TASK
Return only the lines from the top of the material through the line marked by "import * as", unaltered.

INFORMATION SHOWN
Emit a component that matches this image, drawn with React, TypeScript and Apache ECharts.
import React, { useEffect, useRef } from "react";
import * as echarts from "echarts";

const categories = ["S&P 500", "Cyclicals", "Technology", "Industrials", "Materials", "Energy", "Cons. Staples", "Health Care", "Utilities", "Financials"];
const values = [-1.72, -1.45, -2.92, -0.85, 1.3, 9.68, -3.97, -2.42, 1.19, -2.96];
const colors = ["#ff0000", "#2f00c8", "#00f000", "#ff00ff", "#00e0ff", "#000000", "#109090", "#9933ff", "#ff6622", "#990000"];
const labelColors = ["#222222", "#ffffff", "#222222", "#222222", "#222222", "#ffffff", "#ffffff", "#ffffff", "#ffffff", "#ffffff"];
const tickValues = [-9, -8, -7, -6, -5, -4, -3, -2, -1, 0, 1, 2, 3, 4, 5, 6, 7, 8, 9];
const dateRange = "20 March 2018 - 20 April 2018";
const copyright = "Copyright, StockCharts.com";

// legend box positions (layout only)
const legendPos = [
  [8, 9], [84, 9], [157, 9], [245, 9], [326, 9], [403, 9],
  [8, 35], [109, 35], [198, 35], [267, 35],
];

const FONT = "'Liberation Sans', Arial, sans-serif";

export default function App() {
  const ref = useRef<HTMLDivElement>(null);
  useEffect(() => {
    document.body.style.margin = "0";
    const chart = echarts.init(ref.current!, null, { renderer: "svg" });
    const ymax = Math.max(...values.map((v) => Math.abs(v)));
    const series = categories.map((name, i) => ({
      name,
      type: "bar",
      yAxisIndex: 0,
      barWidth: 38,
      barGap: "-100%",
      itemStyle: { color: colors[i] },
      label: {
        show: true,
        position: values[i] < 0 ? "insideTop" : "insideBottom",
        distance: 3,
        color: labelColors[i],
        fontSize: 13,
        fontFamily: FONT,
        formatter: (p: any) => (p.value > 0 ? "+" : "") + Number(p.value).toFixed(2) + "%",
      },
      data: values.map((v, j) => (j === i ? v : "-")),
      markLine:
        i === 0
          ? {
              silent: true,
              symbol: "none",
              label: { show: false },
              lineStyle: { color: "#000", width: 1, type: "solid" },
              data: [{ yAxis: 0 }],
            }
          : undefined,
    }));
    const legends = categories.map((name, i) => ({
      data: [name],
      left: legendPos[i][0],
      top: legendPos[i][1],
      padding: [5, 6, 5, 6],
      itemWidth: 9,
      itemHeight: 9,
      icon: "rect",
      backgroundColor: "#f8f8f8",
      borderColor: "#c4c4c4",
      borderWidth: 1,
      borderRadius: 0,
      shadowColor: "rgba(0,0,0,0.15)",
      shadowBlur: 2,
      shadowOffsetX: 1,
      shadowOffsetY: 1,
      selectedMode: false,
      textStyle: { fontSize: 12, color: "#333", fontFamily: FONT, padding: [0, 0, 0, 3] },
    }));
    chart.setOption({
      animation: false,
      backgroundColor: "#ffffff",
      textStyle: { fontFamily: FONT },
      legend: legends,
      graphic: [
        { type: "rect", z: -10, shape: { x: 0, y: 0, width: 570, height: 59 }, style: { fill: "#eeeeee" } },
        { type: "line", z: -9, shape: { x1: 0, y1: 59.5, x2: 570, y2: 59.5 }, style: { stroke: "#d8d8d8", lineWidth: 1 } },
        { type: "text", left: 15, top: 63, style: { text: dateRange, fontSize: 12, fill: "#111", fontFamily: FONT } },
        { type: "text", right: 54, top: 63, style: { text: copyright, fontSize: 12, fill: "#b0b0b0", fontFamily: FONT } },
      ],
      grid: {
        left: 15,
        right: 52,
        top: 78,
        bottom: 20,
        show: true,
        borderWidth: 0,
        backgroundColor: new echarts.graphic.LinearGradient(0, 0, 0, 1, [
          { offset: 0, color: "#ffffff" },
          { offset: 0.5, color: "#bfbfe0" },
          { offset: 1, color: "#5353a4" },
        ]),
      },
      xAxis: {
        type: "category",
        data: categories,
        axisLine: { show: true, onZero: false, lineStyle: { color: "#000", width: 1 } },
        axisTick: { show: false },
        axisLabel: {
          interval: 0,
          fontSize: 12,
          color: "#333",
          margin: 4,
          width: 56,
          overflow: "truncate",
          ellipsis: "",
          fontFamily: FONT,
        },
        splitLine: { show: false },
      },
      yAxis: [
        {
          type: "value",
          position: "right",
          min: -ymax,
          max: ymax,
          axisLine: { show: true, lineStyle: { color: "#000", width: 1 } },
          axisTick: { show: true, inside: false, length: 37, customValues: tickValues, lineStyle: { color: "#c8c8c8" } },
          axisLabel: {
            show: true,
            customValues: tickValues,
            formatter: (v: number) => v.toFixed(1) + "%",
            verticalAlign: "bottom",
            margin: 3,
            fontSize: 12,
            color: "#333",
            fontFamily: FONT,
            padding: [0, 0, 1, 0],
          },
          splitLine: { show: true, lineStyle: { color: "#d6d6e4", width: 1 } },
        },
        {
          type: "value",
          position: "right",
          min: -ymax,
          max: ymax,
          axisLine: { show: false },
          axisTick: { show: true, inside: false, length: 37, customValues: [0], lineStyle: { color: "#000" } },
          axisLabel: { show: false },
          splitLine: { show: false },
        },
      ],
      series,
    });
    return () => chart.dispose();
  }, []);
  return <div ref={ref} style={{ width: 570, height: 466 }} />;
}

RESULT OF THE EXERCISE
Emit a component that matches this image, drawn with React, TypeScript and Apache ECharts.
import React, { useEffect, useRef } from "react";
import * as echarts from "echarts";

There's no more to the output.